A los doce años, cuando todavía veía, José Gabriel Cuéllar, era un niño de la calle que se ganaba la vida lavando carros. Jugaba ajedrez en sus ocios. En un extraño gambito, los dioses barajaron extrañamente y lo hermanaron tempranamente con Homero y Borges, sin los libros, con Ray Charles, sin su voz y su piano... y José Gabriel quedó ciego. Mantuvo su devoción por el ajedrez que convertiría después en una opción para buscarle la caída al billete.
A pesar del accidente que le deparó la sombra, nunca perdió la sonrisa ni el optimismo. Simplemente, cambió vocales y consonantes por el silencioso alfabeto Braille. Lee el Braille como un virtuoso del piano acaricia las teclas. O la nuca de la amada. O las piezas del ajedrez que José Gabriel “ve” con las yemas de los dedos.
Se volvió un as del rebusque. Incluyó el deporte (ajedrez-fútbol) entre sus aficiones. Le sale un poema de Juan Manuel Roca: “Los niños ciegos reemplazaban el balón por una caja de lata y jugaban con el ruido”.
De los cuatro miembros de su grupo familiar, tres son ciegos.
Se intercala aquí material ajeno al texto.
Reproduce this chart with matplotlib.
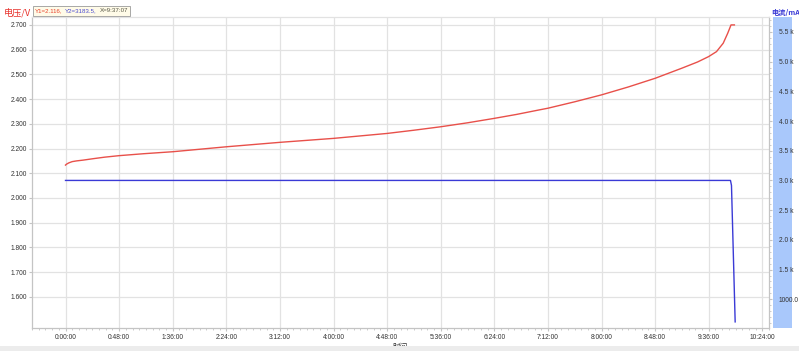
import matplotlib
matplotlib.use('Agg')
import matplotlib.pyplot as plt
from matplotlib.patches import Rectangle
from matplotlib.ticker import MultipleLocator, FixedLocator, FuncFormatter

plt.rcParams['font.family'] = ['Liberation Sans', 'Noto Sans CJK SC', 'DejaVu Sans']

# 电压曲线 (时间: 分钟)
t_volt = [0, 1, 3, 6, 10, 15.7, 25, 35, 47.7, 70, 96, 120, 144, 168, 192, 216, 240,
          264, 288, 312, 336, 360, 384, 404, 424, 432, 456, 480, 504, 528, 552,
          566, 576, 583, 589, 593, 596, 599]
volt = [2.133, 2.137, 2.142, 2.147, 2.150, 2.153, 2.159, 2.165, 2.171, 2.179, 2.187,
        2.197, 2.207, 2.216, 2.225, 2.233, 2.241, 2.251, 2.261, 2.274, 2.288, 2.304,
        2.322, 2.338, 2.356, 2.363, 2.389, 2.417, 2.449, 2.484, 2.525, 2.550, 2.572,
        2.592, 2.626, 2.666, 2.700, 2.700]

# 电流曲线 (mA)
t_curr = [0, 595.5, 596.4, 599.7]
curr = [3000, 3000, 2916, 620]

x_major = list(range(0, 625, 48))
x_labels = ['%d:%02d:00' % (m // 60, m % 60) for m in x_major]
v_ticks = [1.6, 1.7, 1.8, 1.9, 2.0, 2.1, 2.2, 2.3, 2.4, 2.5, 2.6, 2.7]
i_ticks = [1000, 1500, 2000, 2500, 3000, 3500, 4000, 4500, 5000, 5500]
i_labels = ['1000.0', '1.5 k', '2.0 k', '2.5 k', '3.0 k', '3.5 k', '4.0 k', '4.5 k', '5.0 k', '5.5 k']

W, H = 799, 351
fig = plt.figure(figsize=(W / 100, H / 100), dpi=100)
fig.patch.set_facecolor('white')

def px(x0, y0, x1, y1):
    return [x0 / W, 1 - y1 / H, (x1 - x0) / W, (y1 - y0) / H]

ax = fig.add_axes(px(32, 17, 769, 328))
ax2 = ax.twinx()

spine_c = '#c4c4c4'
grid_c = '#e2e2e2'
tick_c = '#333333'
fs = 4.8

ax.plot(t_volt, volt, color='#e8504a', lw=1.0, zorder=3)
ax2.plot(t_curr, curr, color='#3a3ad6', lw=1.0, zorder=3)

ax.set_xlim(-30, 630)
ax.set_ylim(1.474, 2.732)
ax2.set_ylim(517, 5750)

ax.xaxis.set_major_locator(FixedLocator(x_major))
ax.xaxis.set_minor_locator(MultipleLocator(6))
ax.set_xticklabels(x_labels)
ax.yaxis.set_major_locator(FixedLocator(v_ticks))
ax.yaxis.set_major_formatter(FuncFormatter(lambda v, p: '%.3f' % v))
ax2.yaxis.set_major_locator(FixedLocator(i_ticks))
ax2.yaxis.set_minor_locator(MultipleLocator(100))
ax2.set_yticklabels(i_labels)

ax.grid(True, which='major', color=grid_c, lw=0.9)
ax.set_axisbelow(True)

for a in (ax, ax2):
    for s in a.spines.values():
        s.set_color(spine_c)
        s.set_linewidth(0.8)
    a.spines['top'].set_color(grid_c)

ax.tick_params(axis='x', which='major', length=2.5, color=spine_c, labelsize=fs,
               labelcolor=tick_c, pad=2)
ax.tick_params(axis='x', which='minor', length=1.5, color=spine_c)
ax.tick_params(axis='y', which='major', length=2.2, color=spine_c, labelsize=fs,
               labelcolor=tick_c, pad=1.2)
ax2.tick_params(axis='y', which='major', length=2.5, color=spine_c, labelsize=fs,
                labelcolor=tick_c, pad=4.6)
ax2.tick_params(axis='y', which='minor', length=1.5, color=spine_c)

# 右侧蓝色条 (画在坐标轴下面, 刻度文字在上)
fig.patches.append(Rectangle((773 / W, 1 - 328 / H), 19 / W, 311 / H,
                             transform=fig.transFigure, facecolor='#a9c8fb',
                             edgecolor='none', zorder=-1))

# 坐标轴标题
fig.text(4 / W, 1 - 13 / H, '电压/V', color='#e8302a', fontsize=6.6,
         family=['Noto Sans CJK SC', 'DejaVu Sans'], va='center', ha='left')
fig.text(771 / W, 1 - 12 / H, '电流/mA', color='#3a3ad6', fontsize=5.2,
         family=['Noto Sans CJK SC', 'DejaVu Sans'], weight='bold',
         va='center', ha='left')

# 光标读数框
fig.patches.append(Rectangle((33 / W, 1 - 15.5 / H), 97 / W, 9 / H,
                             transform=fig.transFigure, facecolor='#fffbe8',
                             edgecolor='#9a9a9a', lw=0.6, zorder=1))
fig.text(35 / W, 1 - 11 / H, 'Y1=2.116,', color='#e8402a', fontsize=4.4,
         va='center', ha='left', zorder=2)
fig.text(65 / W, 1 - 11 / H, 'Y2=3183.5,', color='#4a4ad0', fontsize=4.4,
         va='center', ha='left', zorder=2)
fig.text(100 / W, 1 - 11 / H, 'X=9:37:07', color='#555544', fontsize=4.4,
         va='center', ha='left', zorder=2)

# 底部时间标题与灰色条
fig.text(400 / W, 1 - 347.5 / H, '时间', color='#333333', fontsize=5.5,
         family=['Noto Sans CJK SC', 'DejaVu Sans'], va='center', ha='center', zorder=1)
fig.patches.append(Rectangle((0, 0), 1, 5.5 / H, transform=fig.transFigure,
                             facecolor='#ececec', edgecolor='none', zorder=5))

fig.savefig('out.png', dpi=100)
Su hijo menor, Andrés Felipe, además de ciego, es autista, cuenta papá José Gabriel, preocupado, nunca derrotado.
Un buen día, cansado del maltrato doméstico, agarró desilusiones y corotos y se largó de casita, como Rin Rin Renacuajo. Se colocó como cirujano plástico de carros en el primer lavadero que encontró en Los Tres Elefantes de La Esperanza, en Bogotá.
En uso de sus funciones, cualquier día se metió debajo de un vehículo con tan mala fortuna que cuando retiraron el gato después de una reparación, José Gabriel estaba en el lugar equivocado. En un extraño fiancheto el carro se vino abajo. Nadie sabe cómo no murió aplastado en esta nueva cabriola de su destino.
Este ciudadano hecho para la fatiga es todo un ejemplo de tenacidad. Recicla periódicos de ayer, de antier, de nunca, que recoge a domicilio. Todo con una cierta sonrisa. Lo que no tiene en luz, lo tiene en humor.
Ha vendido bolsas de basura y encimado clases magistrales de reciclaje.
Cartuchos de impresora jubilados, encuentran en José Gabriel una segunda oportunidad sobre los rodillos. Ha amado tanto que tiene varios matrimonios encima. Coquetería, José Gabriel te llamaría.
Fue auxiliar administrativo en el viceministerio de la juventud y deportes y tuvo camello en el INCI, Instituto Nacional para Ciegos. Recortes presupuestales lo volvieron carne de las estadísticas oficiales del desempleo.
Disputa torneos de ajedrez donde lo inviten. Se la ha pasado buscando un puntaje que le permita que Coldeportes le asigne así sea un salario ínfimo como jugador de alto rendimiento. Más de una vez le han barajado viajes al exterior que le sumarían puntos a su empeño. La Federación colombiano de ajedrez le promete, pero nunca le cumple.
Da clases del viejo y hermoso juego de los trebejos. He sido su jíbaro o proveedor de partidas de ajedrez. José Gabriel ha trabajado como ascensorista y recepcionista. De pronto se coloca de celador en obras en construcción. El secreto radica en que los ladrones no se enteren de que un ciego cuida la heredad porque “marcharían ratón y queso”.
Cuando el dulce se pone a mordiscos, coloniza semáforos y ordeña la solidaridad pública poniendo el sombrero.
No tira la toalla por más anoréxicas que se pongan las vacas. El ejemplar José Gabriel se ha convertido en un hombre llamado esperanza, como el barrio donde sus ojos se quedaron sin luz.